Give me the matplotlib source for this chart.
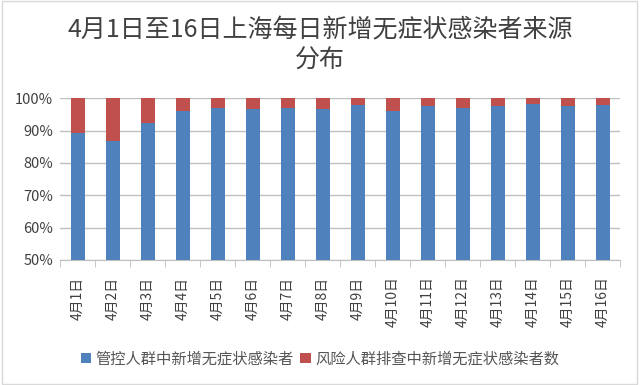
import matplotlib.pyplot as plt
import numpy as np

plt.rcParams['font.family'] = ['Noto Sans CJK SC', 'DejaVu Sans']

# 数据（从图中估读，单位：%）
dates = ["4月1日", "4月2日", "4月3日", "4月4日", "4月5日", "4月6日", "4月7日", "4月8日",
         "4月9日", "4月10日", "4月11日", "4月12日", "4月13日", "4月14日", "4月15日", "4月16日"]
controlled = [89.1, 86.8, 92.4, 96.1, 97.1, 96.7, 97.1, 96.5,
              97.8, 96.1, 97.5, 97.1, 97.5, 98.1, 97.5, 98.0]
screening = [100 - v for v in controlled]

blue = "#4F81BD"
red = "#C0504D"

fig = plt.figure(figsize=(6.4, 3.85), dpi=100)
ax = fig.add_axes([0.094, 0.325, 0.875, 0.42])

x = np.arange(len(dates))
ax.bar(x, controlled, width=0.4, color=blue, label="管控人群中新增无症状感染者", zorder=3)
ax.bar(x, screening, width=0.4, bottom=controlled, color=red,
       label="风险人群排查中新增无症状感染者数", zorder=3)

ax.set_ylim(50, 100)
ax.set_xlim(-0.5, len(dates) - 0.5)
ax.set_yticks(range(50, 101, 10))
ax.set_yticklabels([f"{v}%" for v in range(50, 101, 10)], fontsize=10.5, color="#404040")
ax.yaxis.grid(True, color="#BFBFBF", linewidth=1, zorder=0)
ax.tick_params(axis='y', length=0, pad=5)

ax.set_xticks(x)
ax.set_xticklabels(dates, rotation=90, fontsize=10, color="#404040")
ax.set_xticks(np.arange(-0.5, len(dates), 1), minor=True)
ax.tick_params(axis='x', which='major', length=0, pad=12)
ax.tick_params(axis='x', which='minor', length=5, color="#BFBFBF", direction='out')

for s in ['top', 'right', 'left']:
    ax.spines[s].set_visible(False)
ax.spines['bottom'].set_color("#BFBFBF")

fig.text(0.5, 0.92, "4月1日至16日上海每日新增无症状感染者来源", ha='center', va='center',
         fontsize=18, color="#404040")
fig.text(0.5, 0.842, "分布", ha='center', va='center', fontsize=18, color="#404040")

fig.legend(loc='center', bbox_to_anchor=(0.5, 0.068), ncol=2, frameon=False,
           fontsize=11, handlelength=0.7, handleheight=0.7, handletextpad=0.3,
           columnspacing=0.4, labelcolor="#555555")

# 外框
fig.patches.append(plt.Rectangle((0.003, 0.003), 0.992, 0.994, transform=fig.transFigure,
                                 fill=False, edgecolor="#D9D9D9", linewidth=1))

fig.savefig("out.png", dpi=100)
────────────────
SHORT TASK: Quote, please, every line of the material above from its start through the line that has "ax = fig.add_axes([0.094, 0.325, 0.875, 0.42])", reproducing the words exactly and dropping any images.

RESULT OF THE TASK:
Give me the matplotlib source for this chart.
import matplotlib.pyplot as plt
import numpy as np

plt.rcParams['font.family'] = ['Noto Sans CJK SC', 'DejaVu Sans']

# 数据（从图中估读，单位：%）
dates = ["4月1日", "4月2日", "4月3日", "4月4日", "4月5日", "4月6日", "4月7日", "4月8日",
         "4月9日", "4月10日", "4月11日", "4月12日", "4月13日", "4月14日", "4月15日", "4月16日"]
controlled = [89.1, 86.8, 92.4, 96.1, 97.1, 96.7, 97.1, 96.5,
              97.8, 96.1, 97.5, 97.1, 97.5, 98.1, 97.5, 98.0]
screening = [100 - v for v in controlled]

blue = "#4F81BD"
red = "#C0504D"

fig = plt.figure(figsize=(6.4, 3.85), dpi=100)
ax = fig.add_axes([0.094, 0.325, 0.875, 0.42])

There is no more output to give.